>> start

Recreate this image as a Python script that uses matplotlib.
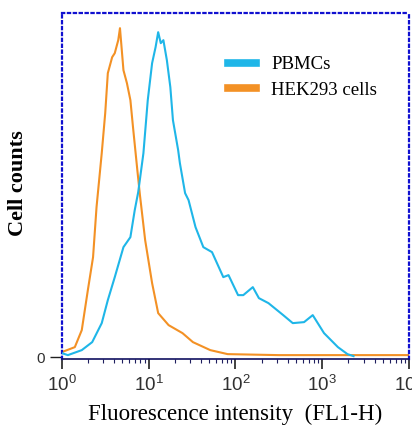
import matplotlib.pyplot as plt
import numpy as np
from matplotlib.ticker import LogLocator, NullFormatter

# log10 fluorescence positions and counts
hek_logx = [0.00, 0.15, 0.23, 0.30, 0.36, 0.40, 0.46, 0.50, 0.53, 0.58, 0.61,
            0.65, 0.67, 0.71, 0.75, 0.79, 0.82, 0.87, 0.90, 0.96, 1.04, 1.11,
            1.23, 1.39, 1.51, 1.71, 1.91, 2.50, 4.00]
hek_counts = [5, 10, 27, 67, 100, 150, 204, 244, 284, 300, 304,
              317, 329, 287, 274, 257, 230, 187, 162, 117, 74, 44,
              32, 24, 15, 7, 3, 2, 2]

pbmc_logx = [0.00, 0.07, 0.23, 0.35, 0.46, 0.53, 0.61, 0.71, 0.79, 0.84, 0.88,
             0.94, 0.99, 1.04, 1.08, 1.11, 1.14, 1.17, 1.21, 1.25, 1.28, 1.34,
             1.36, 1.42, 1.46, 1.54, 1.63, 1.73, 1.86, 1.92, 2.03, 2.09, 2.20,
             2.27, 2.38, 2.55, 2.66, 2.79, 2.89, 3.02, 3.18, 3.29, 3.36]
pbmc_counts = [4, 2, 7, 15, 34, 57, 80, 110, 120, 147, 165,
               204, 257, 294, 310, 325, 314, 317, 297, 270, 237, 207,
               194, 164, 157, 130, 110, 105, 80, 82, 62, 62, 70,
               59, 54, 42, 34, 35, 42, 24, 10, 3, 1]

labels = ['PBMCs', 'HEK293 cells']
colors = ['#1FB6E8', '#F39125']

fig = plt.figure(figsize=(4.12, 4.25), dpi=100)
ax = fig.add_axes([0.150, 0.155, 0.843, 0.814])

ax.plot(10 ** np.array(pbmc_logx), pbmc_counts, color=colors[0], lw=1.5,
        label=labels[0], zorder=3)
ax.plot(10 ** np.array(hek_logx), hek_counts, color=colors[1], lw=1.5,
        label=labels[1], zorder=2)

ax.set_xscale('log')
ax.set_xlim(1, 1e4)
ax.set_ylim(-2, 344)

for s in ax.spines.values():
    s.set_color('#1010D0')
    s.set_linestyle(':')
    s.set_linewidth(1.6)
ax.spines['bottom'].set_linestyle('-')
ax.spines['bottom'].set_color('#101060')
ax.spines['bottom'].set_linewidth(1.2)

ax.xaxis.set_major_locator(LogLocator(base=10, numticks=10))
ax.xaxis.set_minor_locator(LogLocator(base=10, subs=np.arange(2, 10), numticks=10))
ax.xaxis.set_minor_formatter(NullFormatter())
ax.tick_params(axis='x', which='major', length=7, width=1.2, color='#202020',
               labelsize=13.5, pad=4)
ax.tick_params(axis='x', which='minor', length=3, width=0.8, color='#202060')
for t in ax.get_xticklabels():
    t.set_family('Liberation Sans')
    t.set_color('#303030')

ax.set_yticks([0])
ax.set_yticklabels(['0'], family='Liberation Sans', fontsize=11, color='#303030')
ax.tick_params(axis='y', length=9, width=1.0, color='#202020', pad=3)

ax.set_xlabel('Fluorescence intensity  (FL1-H)', family='Liberation Serif',
              fontsize=16.5, labelpad=7)
ax.set_ylabel('Cell counts', family='Liberation Serif', fontsize=16,
              fontweight='bold')
ax.yaxis.set_label_coords(-0.098, 0.51)

leg = ax.legend(loc='upper left', bbox_to_anchor=(0.43, 0.925), frameon=False,
                prop={'family': 'Liberation Serif', 'size': 13.5},
                handlelength=1.5, handletextpad=0.8, labelspacing=0.45)
for h in leg.legend_handles:
    h.set_linewidth(5.5)

fig.savefig('out.png', dpi=100)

>> end

_SET TASK_:
Restate the data above exactly, stripping out each image.

_EXERCISE ANSWER_:
Recreate this image as a Python script that uses matplotlib.
import matplotlib.pyplot as plt
import numpy as np
from matplotlib.ticker import LogLocator, NullFormatter

# log10 fluorescence positions and counts
hek_logx = [0.00, 0.15, 0.23, 0.30, 0.36, 0.40, 0.46, 0.50, 0.53, 0.58, 0.61,
            0.65, 0.67, 0.71, 0.75, 0.79, 0.82, 0.87, 0.90, 0.96, 1.04, 1.11,
            1.23, 1.39, 1.51, 1.71, 1.91, 2.50, 4.00]
hek_counts = [5, 10, 27, 67, 100, 150, 204, 244, 284, 300, 304,
              317, 329, 287, 274, 257, 230, 187, 162, 117, 74, 44,
              32, 24, 15, 7, 3, 2, 2]

pbmc_logx = [0.00, 0.07, 0.23, 0.35, 0.46, 0.53, 0.61, 0.71, 0.79, 0.84, 0.88,
             0.94, 0.99, 1.04, 1.08, 1.11, 1.14, 1.17, 1.21, 1.25, 1.28, 1.34,
             1.36, 1.42, 1.46, 1.54, 1.63, 1.73, 1.86, 1.92, 2.03, 2.09, 2.20,
             2.27, 2.38, 2.55, 2.66, 2.79, 2.89, 3.02, 3.18, 3.29, 3.36]
pbmc_counts = [4, 2, 7, 15, 34, 57, 80, 110, 120, 147, 165,
               204, 257, 294, 310, 325, 314, 317, 297, 270, 237, 207,
               194, 164, 157, 130, 110, 105, 80, 82, 62, 62, 70,
               59, 54, 42, 34, 35, 42, 24, 10, 3, 1]

labels = ['PBMCs', 'HEK293 cells']
colors = ['#1FB6E8', '#F39125']

fig = plt.figure(figsize=(4.12, 4.25), dpi=100)
ax = fig.add_axes([0.150, 0.155, 0.843, 0.814])

ax.plot(10 ** np.array(pbmc_logx), pbmc_counts, color=colors[0], lw=1.5,
        label=labels[0], zorder=3)
ax.plot(10 ** np.array(hek_logx), hek_counts, color=colors[1], lw=1.5,
        label=labels[1], zorder=2)

ax.set_xscale('log')
ax.set_xlim(1, 1e4)
ax.set_ylim(-2, 344)

for s in ax.spines.values():
    s.set_color('#1010D0')
    s.set_linestyle(':')
    s.set_linewidth(1.6)
ax.spines['bottom'].set_linestyle('-')
ax.spines['bottom'].set_color('#101060')
ax.spines['bottom'].set_linewidth(1.2)

ax.xaxis.set_major_locator(LogLocator(base=10, numticks=10))
ax.xaxis.set_minor_locator(LogLocator(base=10, subs=np.arange(2, 10), numticks=10))
ax.xaxis.set_minor_formatter(NullFormatter())
ax.tick_params(axis='x', which='major', length=7, width=1.2, color='#202020',
               labelsize=13.5, pad=4)
ax.tick_params(axis='x', which='minor', length=3, width=0.8, color='#202060')
for t in ax.get_xticklabels():
    t.set_family('Liberation Sans')
    t.set_color('#303030')

ax.set_yticks([0])
ax.set_yticklabels(['0'], family='Liberation Sans', fontsize=11, color='#303030')
ax.tick_params(axis='y', length=9, width=1.0, color='#202020', pad=3)

ax.set_xlabel('Fluorescence intensity  (FL1-H)', family='Liberation Serif',
              fontsize=16.5, labelpad=7)
ax.set_ylabel('Cell counts', family='Liberation Serif', fontsize=16,
              fontweight='bold')
ax.yaxis.set_label_coords(-0.098, 0.51)

leg = ax.legend(loc='upper left', bbox_to_anchor=(0.43, 0.925), frameon=False,
                prop={'family': 'Liberation Serif', 'size': 13.5},
                handlelength=1.5, handletextpad=0.8, labelspacing=0.45)
for h in leg.legend_handles:
    h.set_linewidth(5.5)

fig.savefig('out.png', dpi=100)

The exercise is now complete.